In particular transport costs are high; for land as well as sea. Despite
Indonesia's archipelagic geography, the country's sea transport is yet to be
developed substantially. Currently, sea transport is even more expensive
compared to land transport. The weak circumstances for fostering a conducive
inter- and intra-island trading network result in inflationarhy pressure on
domestic produced products. This partly explains the paradoxical situation that
sometimes domestic produced fruit is more expensive compared to imported
fruit. It also leads to substantial regional price differences. Rice or cement,
for example, are much more expensive in eastern Indonesia than in Java or
Sumatra due to extra costs that arise from point of production to end user. It
also means that Indonesian entrepreneurs are losing out on lucrative
opportunities as logistic problems (which includes transport, warehousing,
cargo consolidation, border clearance, distribution and payment systems) kills
or prevents certain businesses from expanding. One might assume that Indonesia
- being the world's largest archipelago and, as such, having large quantities
of waters as well as seas at its disposal - contains a flourishing seafood
business. However, it is far from flourishing, largely due to a lack of cold
storage transport. This same matter is hampering Indonesia's horticulture
businesses.
Indonesia is often plagued by
blackouts because of shortages in the country's electricity supply. Despite the
abundance of energy resources, Indonesia has a structural problem regarding the
public energy supply. Part of the problem is that state-owned electricity
distributor Perusahaan Listrik Negara (PLN), which has a monopoly on
electricity distribution in Indonesia, is heavily dependent on government
subsidies as the cost of production is higher compared to the fixed selling
price. This means that PLN loses money with each kilowatt-hour (kWh) of
electricity that is sold, if it was not supported by huge government subsidies.

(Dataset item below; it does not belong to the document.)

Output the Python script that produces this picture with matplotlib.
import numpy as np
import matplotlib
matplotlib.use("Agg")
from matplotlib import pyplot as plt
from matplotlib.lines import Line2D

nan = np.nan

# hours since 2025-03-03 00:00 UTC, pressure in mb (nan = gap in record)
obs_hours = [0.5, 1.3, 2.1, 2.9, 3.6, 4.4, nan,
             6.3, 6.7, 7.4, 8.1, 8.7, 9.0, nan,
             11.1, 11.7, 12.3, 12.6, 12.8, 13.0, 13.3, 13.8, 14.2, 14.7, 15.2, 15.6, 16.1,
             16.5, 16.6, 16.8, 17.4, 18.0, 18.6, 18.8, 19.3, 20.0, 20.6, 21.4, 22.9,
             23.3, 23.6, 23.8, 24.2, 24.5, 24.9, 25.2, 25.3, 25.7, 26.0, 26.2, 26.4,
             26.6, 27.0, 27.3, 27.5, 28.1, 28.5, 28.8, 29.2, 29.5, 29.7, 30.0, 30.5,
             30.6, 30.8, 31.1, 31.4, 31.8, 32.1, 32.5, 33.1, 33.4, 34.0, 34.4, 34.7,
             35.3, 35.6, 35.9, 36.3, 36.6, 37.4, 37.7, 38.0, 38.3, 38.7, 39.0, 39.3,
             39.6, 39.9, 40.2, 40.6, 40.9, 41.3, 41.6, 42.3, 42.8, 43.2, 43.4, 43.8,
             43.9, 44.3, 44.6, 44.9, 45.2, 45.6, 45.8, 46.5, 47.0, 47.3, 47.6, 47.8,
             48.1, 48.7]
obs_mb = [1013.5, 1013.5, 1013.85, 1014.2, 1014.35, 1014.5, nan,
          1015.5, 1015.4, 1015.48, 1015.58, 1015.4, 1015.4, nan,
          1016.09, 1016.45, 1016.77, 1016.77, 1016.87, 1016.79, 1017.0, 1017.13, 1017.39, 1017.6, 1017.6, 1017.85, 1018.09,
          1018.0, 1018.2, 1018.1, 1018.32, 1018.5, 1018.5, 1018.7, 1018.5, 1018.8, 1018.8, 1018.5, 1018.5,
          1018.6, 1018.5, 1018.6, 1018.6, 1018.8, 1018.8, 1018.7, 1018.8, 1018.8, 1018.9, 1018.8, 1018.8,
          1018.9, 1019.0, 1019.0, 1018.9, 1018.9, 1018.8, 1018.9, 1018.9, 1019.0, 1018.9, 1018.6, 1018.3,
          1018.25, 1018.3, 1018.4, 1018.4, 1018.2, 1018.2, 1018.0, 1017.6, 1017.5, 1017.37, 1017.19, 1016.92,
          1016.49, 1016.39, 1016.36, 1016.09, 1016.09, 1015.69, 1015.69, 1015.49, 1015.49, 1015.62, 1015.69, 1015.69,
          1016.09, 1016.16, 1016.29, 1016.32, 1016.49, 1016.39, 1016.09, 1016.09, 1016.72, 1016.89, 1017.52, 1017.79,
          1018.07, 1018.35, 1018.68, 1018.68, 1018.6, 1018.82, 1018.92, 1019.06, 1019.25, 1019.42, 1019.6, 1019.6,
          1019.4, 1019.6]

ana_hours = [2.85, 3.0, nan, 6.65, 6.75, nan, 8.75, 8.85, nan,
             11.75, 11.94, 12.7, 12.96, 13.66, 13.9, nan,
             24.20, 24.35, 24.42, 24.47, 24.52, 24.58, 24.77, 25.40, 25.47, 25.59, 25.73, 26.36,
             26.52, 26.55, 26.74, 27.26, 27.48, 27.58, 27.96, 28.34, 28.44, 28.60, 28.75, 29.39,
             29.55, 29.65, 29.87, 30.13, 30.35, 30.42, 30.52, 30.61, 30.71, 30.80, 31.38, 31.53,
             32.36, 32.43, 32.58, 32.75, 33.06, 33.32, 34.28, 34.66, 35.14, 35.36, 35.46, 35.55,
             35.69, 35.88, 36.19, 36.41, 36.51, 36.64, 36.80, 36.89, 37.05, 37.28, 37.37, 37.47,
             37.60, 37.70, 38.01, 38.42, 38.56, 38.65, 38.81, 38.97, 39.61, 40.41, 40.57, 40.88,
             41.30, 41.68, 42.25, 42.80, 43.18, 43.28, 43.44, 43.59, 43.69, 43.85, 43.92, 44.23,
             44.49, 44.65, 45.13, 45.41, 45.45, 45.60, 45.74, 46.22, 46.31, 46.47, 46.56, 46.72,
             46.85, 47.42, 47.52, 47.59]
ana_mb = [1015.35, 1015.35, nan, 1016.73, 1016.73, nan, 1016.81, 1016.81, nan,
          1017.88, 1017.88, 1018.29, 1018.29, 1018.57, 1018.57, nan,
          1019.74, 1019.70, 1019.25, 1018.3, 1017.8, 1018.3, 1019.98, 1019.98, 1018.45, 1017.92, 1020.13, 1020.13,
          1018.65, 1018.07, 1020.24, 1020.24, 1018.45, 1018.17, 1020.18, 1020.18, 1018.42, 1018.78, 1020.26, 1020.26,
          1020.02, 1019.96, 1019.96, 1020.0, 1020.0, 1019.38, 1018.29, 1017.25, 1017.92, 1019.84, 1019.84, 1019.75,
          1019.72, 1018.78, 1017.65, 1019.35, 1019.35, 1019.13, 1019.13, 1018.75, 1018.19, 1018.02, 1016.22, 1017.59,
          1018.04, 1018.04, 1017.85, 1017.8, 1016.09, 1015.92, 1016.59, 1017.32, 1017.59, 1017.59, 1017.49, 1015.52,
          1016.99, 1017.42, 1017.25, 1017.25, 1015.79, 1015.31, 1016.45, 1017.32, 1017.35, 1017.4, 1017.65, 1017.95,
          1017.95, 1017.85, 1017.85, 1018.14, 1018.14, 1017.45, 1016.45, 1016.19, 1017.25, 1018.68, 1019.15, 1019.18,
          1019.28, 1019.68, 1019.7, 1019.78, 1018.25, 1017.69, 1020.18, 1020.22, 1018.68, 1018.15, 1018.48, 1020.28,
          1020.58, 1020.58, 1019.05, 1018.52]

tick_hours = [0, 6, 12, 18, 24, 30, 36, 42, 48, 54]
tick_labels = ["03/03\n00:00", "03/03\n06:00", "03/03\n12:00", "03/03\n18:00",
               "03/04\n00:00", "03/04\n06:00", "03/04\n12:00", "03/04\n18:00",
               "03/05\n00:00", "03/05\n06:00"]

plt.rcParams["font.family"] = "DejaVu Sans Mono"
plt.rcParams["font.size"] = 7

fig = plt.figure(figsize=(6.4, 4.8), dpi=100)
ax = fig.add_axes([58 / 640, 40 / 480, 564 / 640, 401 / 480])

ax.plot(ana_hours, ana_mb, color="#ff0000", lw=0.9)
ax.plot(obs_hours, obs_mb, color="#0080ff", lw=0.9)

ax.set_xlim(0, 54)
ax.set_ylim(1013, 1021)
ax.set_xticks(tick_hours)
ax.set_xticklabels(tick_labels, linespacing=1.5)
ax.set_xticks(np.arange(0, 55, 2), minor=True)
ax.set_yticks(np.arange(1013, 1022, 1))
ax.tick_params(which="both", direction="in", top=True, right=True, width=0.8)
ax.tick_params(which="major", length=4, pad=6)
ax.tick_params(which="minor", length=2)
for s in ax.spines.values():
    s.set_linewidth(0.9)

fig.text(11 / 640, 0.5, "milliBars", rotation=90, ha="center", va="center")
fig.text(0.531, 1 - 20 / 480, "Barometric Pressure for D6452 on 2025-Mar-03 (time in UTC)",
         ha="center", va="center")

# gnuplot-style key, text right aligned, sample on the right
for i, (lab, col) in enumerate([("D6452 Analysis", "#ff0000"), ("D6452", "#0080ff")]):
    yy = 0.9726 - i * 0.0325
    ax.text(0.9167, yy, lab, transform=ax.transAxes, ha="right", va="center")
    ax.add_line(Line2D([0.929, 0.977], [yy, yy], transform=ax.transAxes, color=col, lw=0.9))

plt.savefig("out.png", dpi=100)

Thus, having had few financial resources for large-scale investments, energy
demand has outpaced energy supply in recent years. Currently, the government is
shifting its focus from (expensive) oil - fired power plants to the
establishment of new coal and gas fired plants. But it will still take some
time to ensure decent electricity supply throughout the country and, therefore,
will continue to hamper Indonesian businesses in the near future.
It should also be mentioned that the
lack of good-quality physical infrastructure in combination with weather
phenomenons (such as heavy tropical rainfall) or forces of nature (earthquakes)

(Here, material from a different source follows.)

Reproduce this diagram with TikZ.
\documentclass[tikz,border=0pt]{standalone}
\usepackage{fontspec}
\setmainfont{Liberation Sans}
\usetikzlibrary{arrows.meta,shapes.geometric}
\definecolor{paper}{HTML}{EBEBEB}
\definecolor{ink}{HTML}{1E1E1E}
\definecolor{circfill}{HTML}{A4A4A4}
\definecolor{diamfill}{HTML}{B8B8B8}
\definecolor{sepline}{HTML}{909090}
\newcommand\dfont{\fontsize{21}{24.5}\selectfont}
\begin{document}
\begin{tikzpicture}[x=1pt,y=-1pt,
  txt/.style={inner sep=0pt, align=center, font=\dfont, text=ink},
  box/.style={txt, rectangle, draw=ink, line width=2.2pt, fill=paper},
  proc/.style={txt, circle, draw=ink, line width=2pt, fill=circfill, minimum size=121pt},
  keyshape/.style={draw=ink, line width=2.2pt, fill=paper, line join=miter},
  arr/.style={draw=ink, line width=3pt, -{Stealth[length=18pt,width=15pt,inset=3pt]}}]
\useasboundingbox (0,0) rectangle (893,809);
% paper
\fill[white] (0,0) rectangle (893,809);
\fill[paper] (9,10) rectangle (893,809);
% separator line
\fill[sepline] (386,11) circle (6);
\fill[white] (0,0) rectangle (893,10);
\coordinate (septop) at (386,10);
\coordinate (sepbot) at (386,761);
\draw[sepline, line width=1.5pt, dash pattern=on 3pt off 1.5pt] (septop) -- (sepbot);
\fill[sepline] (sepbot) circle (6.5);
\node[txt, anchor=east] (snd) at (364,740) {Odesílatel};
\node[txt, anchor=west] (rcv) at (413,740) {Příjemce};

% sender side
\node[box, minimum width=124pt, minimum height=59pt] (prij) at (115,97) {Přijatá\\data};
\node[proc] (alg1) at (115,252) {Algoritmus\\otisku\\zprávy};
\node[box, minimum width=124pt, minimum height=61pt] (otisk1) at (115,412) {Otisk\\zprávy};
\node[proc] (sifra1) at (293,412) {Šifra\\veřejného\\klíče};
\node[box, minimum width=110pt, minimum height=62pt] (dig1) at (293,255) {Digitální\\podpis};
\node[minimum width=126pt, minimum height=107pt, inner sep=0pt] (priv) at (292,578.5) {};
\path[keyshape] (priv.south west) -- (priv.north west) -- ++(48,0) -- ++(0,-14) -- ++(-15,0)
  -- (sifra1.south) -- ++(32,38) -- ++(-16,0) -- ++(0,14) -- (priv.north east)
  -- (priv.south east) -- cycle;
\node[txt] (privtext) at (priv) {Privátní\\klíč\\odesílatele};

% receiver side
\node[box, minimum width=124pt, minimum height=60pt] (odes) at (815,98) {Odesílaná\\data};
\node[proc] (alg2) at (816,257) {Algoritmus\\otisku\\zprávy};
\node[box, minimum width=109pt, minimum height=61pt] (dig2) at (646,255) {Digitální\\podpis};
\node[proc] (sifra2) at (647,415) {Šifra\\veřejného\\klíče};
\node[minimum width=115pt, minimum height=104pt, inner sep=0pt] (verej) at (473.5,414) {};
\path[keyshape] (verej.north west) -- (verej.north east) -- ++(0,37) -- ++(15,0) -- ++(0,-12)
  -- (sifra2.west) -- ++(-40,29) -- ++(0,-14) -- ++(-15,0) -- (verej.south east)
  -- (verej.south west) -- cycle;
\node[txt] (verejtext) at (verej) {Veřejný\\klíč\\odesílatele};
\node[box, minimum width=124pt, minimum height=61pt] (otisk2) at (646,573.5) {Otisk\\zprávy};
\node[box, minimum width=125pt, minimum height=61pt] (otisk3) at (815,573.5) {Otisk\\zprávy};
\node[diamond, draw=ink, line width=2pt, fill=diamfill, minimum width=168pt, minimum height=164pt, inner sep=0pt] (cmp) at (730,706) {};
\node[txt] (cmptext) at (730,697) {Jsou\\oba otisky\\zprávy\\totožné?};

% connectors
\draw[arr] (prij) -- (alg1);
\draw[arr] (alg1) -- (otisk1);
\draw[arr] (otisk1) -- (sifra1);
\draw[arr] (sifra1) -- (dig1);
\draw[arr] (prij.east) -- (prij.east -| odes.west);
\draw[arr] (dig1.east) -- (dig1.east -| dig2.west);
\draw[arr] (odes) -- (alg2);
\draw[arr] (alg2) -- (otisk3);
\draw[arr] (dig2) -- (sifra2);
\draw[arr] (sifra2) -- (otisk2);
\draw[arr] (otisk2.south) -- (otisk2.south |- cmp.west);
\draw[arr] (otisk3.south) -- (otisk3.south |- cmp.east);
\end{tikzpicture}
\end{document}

can cause disruptions to the flow of goods and services. Indonesia is located
on the Pacific Ring of Fire and therefore has to absorb many earthquakes. But
even a relatively minor one can seriously damage the infrastructure.
Regarding (soft) social
infrastructure (such as the education system, healthcare and social welfare)
Indonesia also still has a long way to catch up. In order to provide a healthy
and skilled workforce, necessary to grow into an innovation-driven society,
these matters need to be resolved. The government has made new efforts in these
fields in recent years. A new healthcare system is about to be introduced
covering all Indonesians and spending on education has increased markedly.

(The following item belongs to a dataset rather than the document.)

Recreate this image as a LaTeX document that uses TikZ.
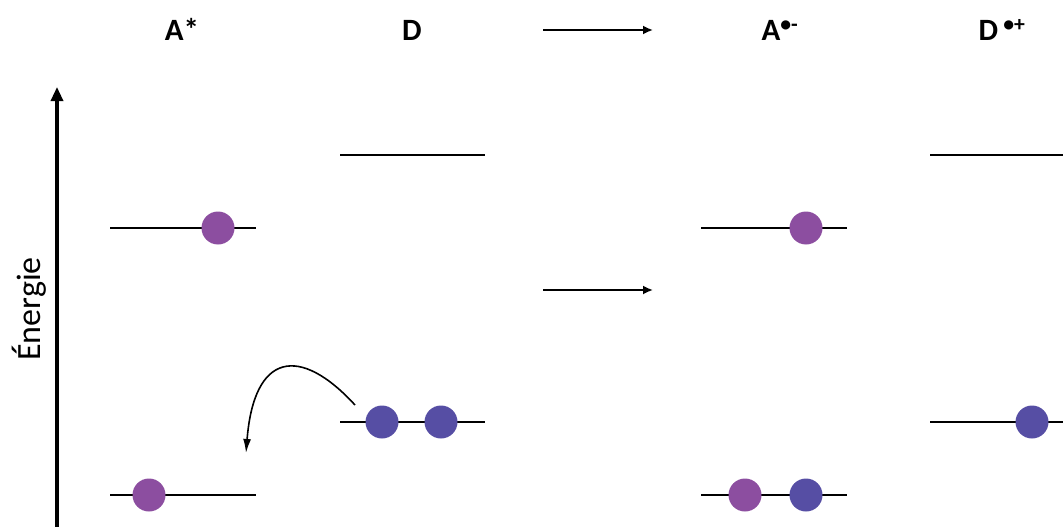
\documentclass[tikz,border=0pt]{standalone}
\usepackage{fontspec}
\setmainfont{Carlito}
\usetikzlibrary{arrows.meta}
\definecolor{epurple}{RGB}{140,78,160}
\definecolor{eblue}{RGB}{86,78,164}
\tikzset{
  level/.style={line width=2.6pt},
  elec/.style={circle, inner sep=0pt, minimum size=33pt, fill=#1},
  title/.style={font=\bfseries\fontsize{31}{34}\selectfont, anchor=base},
  thinarrow/.style={line width=1.8pt, -{Latex[length=10pt,width=9pt]}},
}
\begin{document}
\begin{tikzpicture}[x=1pt,y=-1pt]
\useasboundingbox (0,0) rectangle (1063,527);
% axis
\coordinate (axb) at (57,528);
\coordinate (axt) at (57,87);
\draw[line width=3.2pt, -{Triangle[length=14pt,width=12pt]}] (axb) -- (axt);
\node[rotate=90, font=\fontsize{34}{38}\selectfont] (en) at (29,309) {Énergie};
% titles
\node[title] (tA) at (182,41) {A*};
\node[title] (tD) at (412,41) {D};
\node[title] (tAm) at (780,41) {A\textsuperscript{•-}};
\node[title] (tDp) at (1002,41) {D\,\textsuperscript{•+}};
% horizontal arrows
\coordinate (h1a) at (543,30); \coordinate (h1b) at (653,30);
\coordinate (h2a) at (543,290); \coordinate (h2b) at (653,290);
\draw[thinarrow] (h1a) -- (h1b);
\draw[thinarrow] (h2a) -- (h2b);
% levels
\coordinate (a1l) at (110,228); \coordinate (a1r) at (256,228);
\coordinate (a2l) at (110,495); \coordinate (a2r) at (256,495);
\coordinate (d1l) at (340,155); \coordinate (d1r) at (485,155);
\coordinate (d2l) at (340,422); \coordinate (d2r) at (485,422);
\coordinate (m1l) at (701,228); \coordinate (m1r) at (847,228);
\coordinate (m2l) at (701,495); \coordinate (m2r) at (847,495);
\coordinate (p1l) at (930,155); \coordinate (p1r) at (1063,155);
\coordinate (p2l) at (930,422); \coordinate (p2r) at (1063,422);
\foreach \n in {a1,a2,d1,d2,m1,m2,p1,p2}
  \draw[level] (\n l) -- (\n r);
% electrons
\node[elec=epurple] (e1) at (218,228) {};
\node[elec=epurple] (e2) at (149,495) {};
\node[elec=eblue] (e3) at (382,422) {};
\node[elec=eblue] (e4) at (441,422) {};
\node[elec=epurple] (e5) at (806,228) {};
\node[elec=epurple] (e6) at (745,495) {};
\node[elec=eblue] (e7) at (806,495) {};
\node[elec=eblue] (e8) at (1032,422) {};
% curved arrow
\coordinate (cs) at (355,405);
\coordinate (ce) at (246,453);
\draw[line width=1.6pt, -{Latex[length=14pt,width=8pt]}] (cs) .. controls (300,345) and (254,352) .. (ce);
\end{tikzpicture}
\end{document}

However, as with physical infrastructure, there is usually more planning than
action as well as a gap between desired targets and accomplished results.
Why are Investments in
Infrastructure a Problem?
The main problem for the Indonesian
government to invest in the country's infrastructure is the lack of financial
resources. Therefore, private sector participation - both foreign and domestic
- is needed. However, in order for the private sector to join in, a conducive
investment climate is required and - although improving - Indonesia is
struggling to provide such an environment. Apart from other factors mentioned
in our Risks section, the legal framework involving land acquisition has been a
serious obstacle for infrastructure projects to materialize and makes investors
hesitant to invest. Due to land disputes infrastructure projects have been idle
for years or canceled altogether. But there have recently been taken steps to
improve the land situation. At end 2011 the government and parliament approved
the new Land Acquisition Law (UU No. 2/2012) that is regarded to speed up the
land acquisition process notably as it deals with the revocation of land rights
to serve public interest, puts time limits on each procedural phase and ensures
safeguards for land-right holders. The bill, confirmed by the signing of
a presidential regulation by president Susilo Bambang Yudhoyono in August
2012, is expected to be implemented in 2012. Both government projects and
public-private partnerships (PPPs) on state-owned land are protected by this
bill.
In recent years the government has
given infrastructure spending a relative small allocation of public spending.
In 2011 only 2.1 percent of the country's GDP was reserved for infrastructure
(and mismanagement as well as bureaucracy reduces effectiveness of spent
funds). In comparison, countries such as China and India spend almost 10
percent of their GDP on infrastructure. The government has, however, put
infrastructure as a top priority on its agenda in order to accelerate economic
growth. Regarding funding for infrastructure projects, the government has set
targets in both the National Medium – Term Development Plan 2014 (RPJMN) and the Masterplan for the
Acceleration and Expansion of Indonesia’s Economic Development Plan (MP3EI 2011-2025) which - to a large extent -
will be financed by the private sector. It is projected that more than 70
percent of both the USD $150 billion investment needs in the RPJMN and the USD
$468 billion investment needs in the MP3EI will be contributed by the private
sector through public-private partnership. Approximately 45 percent of the
MP3EI is reserved for infrastructure development.
However, up to date these
public-private partnerships have not yet showed satisfying results. To provide
more assurance for private investors, the government has established the
Indonesia Infrastructure Guarantee Fund (IIGF). This institution gives
certain guarantees against infrastructure risks for projects under the PPP
scheme.
The paragraphs above explain why
Indonesia suffers from a lack of quantity of its infrastructure, but it also
faces a lack of quality: damaged roads, collapsed bridges, aging ports are just
a few examples. Besides the common lack of financial resources to be used for
maintenance purposes after infrastructure has been built, mismanagement,
corruption and incompetence are frequent causes of inadequate infrastructure.